When you’re introducing a new member into your family, there can be a lot of emotions to consider. Whilst initially there’s excitement, if you already have little members there (i.e. the ones who are expecting you to bring home their new baby brother or sister), it can be a confusing time for them. If they don’t have any previous experience with having to share their parents, either with an older sibling or through jobs like childminding, it can be a hard time. Preparing them for what’s to come isn’t something that you can plan in advance; you don’t know how they’re going to react or how difficult or easy things are going to be.
Make Time for Them
Having two or more kids isn’t easy. The splitting up of time to cater for the needs of each one can be a struggle, especially if you’re breastfeeding so don’t necessarily have the hands, body or time free that you would usually give up to them. Handing the baby over to a relative or close friend for half an hour will give you plenty of time to catch up with them. Forget the “nap while they’re napping” rule – if you have the time spare while your youngest is in the land of nod, give it up to your other children. They’ll appreciate it and while you won’t necessarily feel like you’re superwoman, in their eyes you totally are.
Hype Up the Event
Making a big deal out of what’s to come and involving them in it will give them some clarity as to what’s happening. There are some great ideas for sisters-to-be and new big brothers too, such as special shirts that you can get for them to really hone on in what’s to come. It can be a great talking point with people that you may not even know.
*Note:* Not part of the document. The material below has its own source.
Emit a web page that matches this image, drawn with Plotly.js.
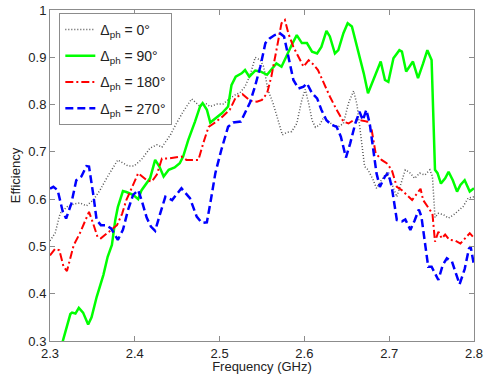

If, for example, you are in a store doing your weekly shop and someone points out what’s on their shirt, it can make them feel extra special and like they have a sense of duty and responsibility to follow.
Make Them Feel Special
The one worry that most new parents of two children have is how much time and energy they can dedicate to their first-born. Try and make things special during the time that you do spend with them. Go on little dates or try and bring something special into the house that you can only do when the baby is sleeping or otherwise occupied, such as crafts or playdoh. Make sure that you let them know that it’s only theirs and can only be used on your set times and isn’t to be shared with their new sibling. It’s not that you don’t want to promote the sharing and the bond between them, as this is vitally important – it’s just that they also need to know that they’re an individual, have their own needs and wants just like the new addition and also need to be treated like the fantastic little person they are.